"Learning Stochastic Inverses", a presentation of the paper by Andreas Stuhlmüller, Jessica Taylor and Noah D. Goodman

Paper abstract:

“We describe a class of algorithms for amortized inference in Bayesian networks. In this setting, we invest computation upfront to support rapid online inference for a wide range of queries. Our approach is based on learning an inverse factorization of a model’s joint distribution: a factorization that turns observations into root nodes. Our algorithms accumulate information to estimate the local conditional distributions that constitute such a factorization. These stochastic inverses can be used to invert each of the computation steps leading to an observation, sampling backwards in order to quickly find a likely explanation. We show that estimated inverses converge asymptotically in number of (prior or posterior) training samples.

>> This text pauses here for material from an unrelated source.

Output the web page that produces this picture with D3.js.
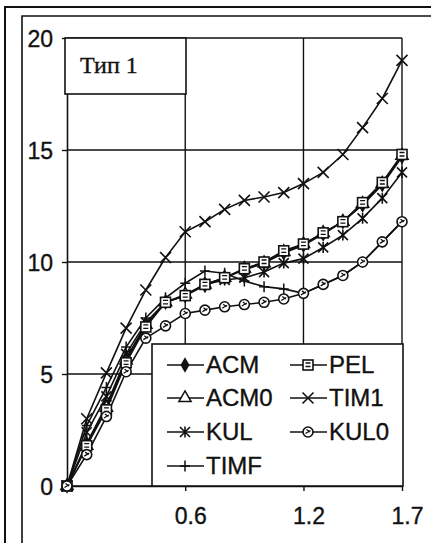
<!DOCTYPE html>
<html>
<head>
<meta charset="utf-8">
<script src="https://cdn.jsdelivr.net/npm/d3@7"></script>
<style>
  body { margin: 0; background: #fff; }
  svg { display: block; }
  text { font-family: Arial, "Liberation Sans", sans-serif; fill: #111; stroke: #111; stroke-width: 0.35px; }
</style>
</head>
<body>
<svg width="431" height="543"></svg>
<script>
// x values (step 0.1)
var xs = [0, 0.1, 0.2, 0.3, 0.4, 0.5, 0.6, 0.7, 0.8, 0.9, 1.0, 1.1, 1.2, 1.3, 1.4, 1.5, 1.6, 1.7];

var ACM  = [0, 1.9, 3.6, 5.7, 7.2, 8.2, 8.5, 8.95, 9.3, 9.65, 9.95, 10.4, 10.75, 11.25, 11.8, 12.55, 13.45, 14.7];
var ACM0 = [0, 1.8, 3.5, 5.6, 7.2, 8.2, 8.55, 9.0, 9.3, 9.7, 9.95, 10.45, 10.8, 11.3, 11.8, 12.6, 13.5, 14.75];
var KUL  = [0, 2.4, 4.0, 5.9, 7.3, 8.2, 8.5, 9.0, 9.2, 9.3, 9.55, 9.95, 10.15, 10.65, 11.2, 11.95, 12.85, 14.0];
var TIMF = [0, 2.7, 4.4, 6.2, 7.5, 8.4, 9.05, 9.6, 9.5, 9.15, 8.9, 8.8, 8.6, 9.0, 9.4, 10.0, 10.9, 11.8];
var PEL  = [0, 1.8, 3.4, 5.5, 7.1, 8.2, 8.5, 9.0, 9.3, 9.7, 10.0, 10.5, 10.8, 11.3, 11.8, 12.65, 13.55, 14.8];
var TIM1 = [0, 3.0, 5.05, 7.05, 8.75, 10.2, 11.35, 11.8, 12.35, 12.75, 12.9, 13.1, 13.5, 14.0, 14.8, 16.0, 17.3, 19.0];
var KUL0 = [0, 1.4, 3.1, 5.1, 6.6, 7.15, 7.7, 7.85, 8.0, 8.1, 8.2, 8.35, 8.6, 9.0, 9.4, 10.0, 10.9, 11.8];

var yTicks = [0, 5, 10, 15, 20];
var xTicks = [0.6, 1.2, 1.7];
var title = "Тип 1";

var series = [
  {name: "ACM",  values: ACM,  marker: "diamond"},
  {name: "ACM0", values: ACM0, marker: "triangle"},
  {name: "KUL",  values: KUL,  marker: "asterisk"},
  {name: "TIMF", values: TIMF, marker: "plus"},
  {name: "PEL",  values: PEL,  marker: "square"},
  {name: "TIM1", values: TIM1, marker: "cross"},
  {name: "KUL0", values: KUL0, marker: "circle"}
];

var svg = d3.select("svg");
var plotLeft = 67, plotRight = 402, plotTop = 38, plotBottom = 486;

var x = d3.scaleLinear().domain([0, 1.7]).range([plotLeft, plotRight]);
var y = d3.scaleLinear().domain([0, 20]).range([plotBottom, plotTop]);

// page frame (double border, cut off at right/bottom)
var frame = svg.append("g").attr("stroke", "#111").attr("fill", "none");
frame.append("path").attr("d", "M5,543 V7 H431").attr("stroke-width", 2);
frame.append("path").attr("d", "M22,543 V16 H431").attr("stroke-width", 1.6);

// grid
svg.append("g").selectAll("line")
  .data(yTicks)
  .enter().append("line")
  .attr("x1", plotLeft).attr("x2", plotRight)
  .attr("y1", function(d){ return y(d); })
  .attr("y2", function(d){ return y(d); })
  .attr("stroke", "#111").attr("stroke-width", 1.4);

svg.append("g").selectAll("line")
  .data(xTicks)
  .enter().append("line")
  .attr("y1", plotTop).attr("y2", plotBottom)
  .attr("x1", function(d){ return x(d); })
  .attr("x2", function(d){ return x(d); })
  .attr("stroke", "#111").attr("stroke-width", 1.4);

// axes
var yAxis = svg.append("g")
  .attr("transform", "translate(" + plotLeft + ",0)")
  .call(d3.axisLeft(y).tickValues(yTicks).tickSize(5).tickSizeOuter(0).tickPadding(9));
yAxis.selectAll("text").style("font-size", "23px").attr("dy", "0.36em");

var xAxis = svg.append("g")
  .attr("transform", "translate(0," + plotBottom + ")")
  .call(d3.axisBottom(x).tickValues(xTicks).tickSize(5).tickSizeOuter(0).tickPadding(17)
        .tickFormat(d3.format(".1f")));
xAxis.selectAll("text").style("font-size", "23px").attr("dx", 5);
svg.selectAll(".domain").attr("stroke", "#111").attr("stroke-width", 1.6);
svg.selectAll(".tick line").attr("stroke", "#111").attr("stroke-width", 1.4);

// marker shapes
function marker(g, type) {
  var s = 5;
  if (type === "diamond") {
    g.append("path").attr("d", d3.symbol().type(d3.symbolDiamond).size(70))
      .attr("fill", "#111");
  } else if (type === "triangle") {
    g.append("path").attr("d", d3.symbol().type(d3.symbolTriangle).size(65))
      .attr("fill", "#fff").attr("stroke", "#111").attr("stroke-width", 1.5);
  } else if (type === "square") {
    g.append("rect").attr("x", -s).attr("y", -s).attr("width", 2 * s).attr("height", 2 * s)
      .attr("fill", "#fff").attr("stroke", "#111").attr("stroke-width", 1.6);
    g.append("path").attr("d", "M-2.5,-2 H2.5 M-2.5,1.5 H2.5").attr("stroke", "#111").attr("stroke-width", 1.3);
  } else if (type === "circle") {
    g.append("circle").attr("r", s)
      .attr("fill", "#fff").attr("stroke", "#111").attr("stroke-width", 1.6);
    g.append("path").attr("d", "M-2.5,1.5 L2.5,-1.5 M-1.5,-2.5 L2,0").attr("stroke", "#111").attr("stroke-width", 1.3);
  } else if (type === "cross") {
    g.append("path").attr("d", "M-5.5,-5.5 L5.5,5.5 M-5.5,5.5 L5.5,-5.5")
      .attr("stroke", "#111").attr("stroke-width", 1.6);
  } else if (type === "asterisk") {
    g.append("path").attr("d", "M-5,-5 L5,5 M-5,5 L5,-5 M0,-5.5 V5.5")
      .attr("stroke", "#111").attr("stroke-width", 1.6);
  } else if (type === "plus") {
    g.append("path").attr("d", "M-5,0 H5 M0,-5.5 V5.5")
      .attr("stroke", "#111").attr("stroke-width", 1.5);
  }
}

// lines
var line = d3.line()
  .x(function(d, i){ return x(xs[i]); })
  .y(function(d){ return y(d); });

svg.append("g").selectAll("path")
  .data(series)
  .enter().append("path")
  .attr("d", function(d){ return line(d.values); })
  .attr("fill", "none")
  .attr("stroke", "#111")
  .attr("stroke-width", 1.6);

// markers
series.forEach(function(s){
  svg.append("g").selectAll("g")
    .data(s.values)
    .enter().append("g")
    .attr("transform", function(d, i){ return "translate(" + x(xs[i]) + "," + y(d) + ")"; })
    .each(function(){ marker(d3.select(this), s.marker); });
});

// title box
svg.append("rect")
  .attr("x", 65).attr("y", 38).attr("width", 121).attr("height", 56)
  .attr("fill", "#fff").attr("stroke", "#111").attr("stroke-width", 1.6);
svg.append("text")
  .attr("x", 80).attr("y", 73)
  .style("font-family", "'Liberation Serif', 'Times New Roman', serif")
  .style("font-size", "24px")
  .text(title);

// legend
var leg = svg.append("g");
leg.append("rect")
  .attr("x", 152).attr("y", 344).attr("width", 251).attr("height", 142)
  .attr("fill", "#fff").attr("stroke", "#111").attr("stroke-width", 1.6);

var rowY = [365, 398, 432, 466];
var colX = [167, 290];
var item = leg.selectAll("g.item")
  .data(series)
  .enter().append("g")
  .attr("class", "item")
  .attr("transform", function(d, i){
    var col = i < 4 ? 0 : 1, row = i < 4 ? i : i - 4;
    return "translate(" + colX[col] + "," + rowY[row] + ")";
  });
item.append("line")
  .attr("x1", 0).attr("x2", 37)
  .attr("stroke", "#111").attr("stroke-width", 1.5);
item.each(function(d){
  var g = d3.select(this).append("g").attr("transform", "translate(18,0)");
  marker(g, d.marker);
});
item.append("text")
  .attr("x", 39).attr("y", 8)
  .style("font-size", "24px")
  .text(function(d){ return d.name; });
</script>
</body>
</html>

To make use of inverses before convergence, we describe the Inverse MCMC algorithm, which uses stochastic inverses to make block proposals for a Metropolis-Hastings sampler. We explore the efficiency of this sampler for a variety of parameter regimes and Bayes nets.”

The paper is by Andreas Stuhlmüller, Jessica Taylor and Noah D. Goodman.

Reference: www.mit.edu/~ast/papers/inverses-nips2013.pdf

Speaker bio: BSc in Cognitive Science at the University of Osnabrück, MSc in Computational Statistics and Machine Learning at UCL, now DPhil student in Statistics at Oxford.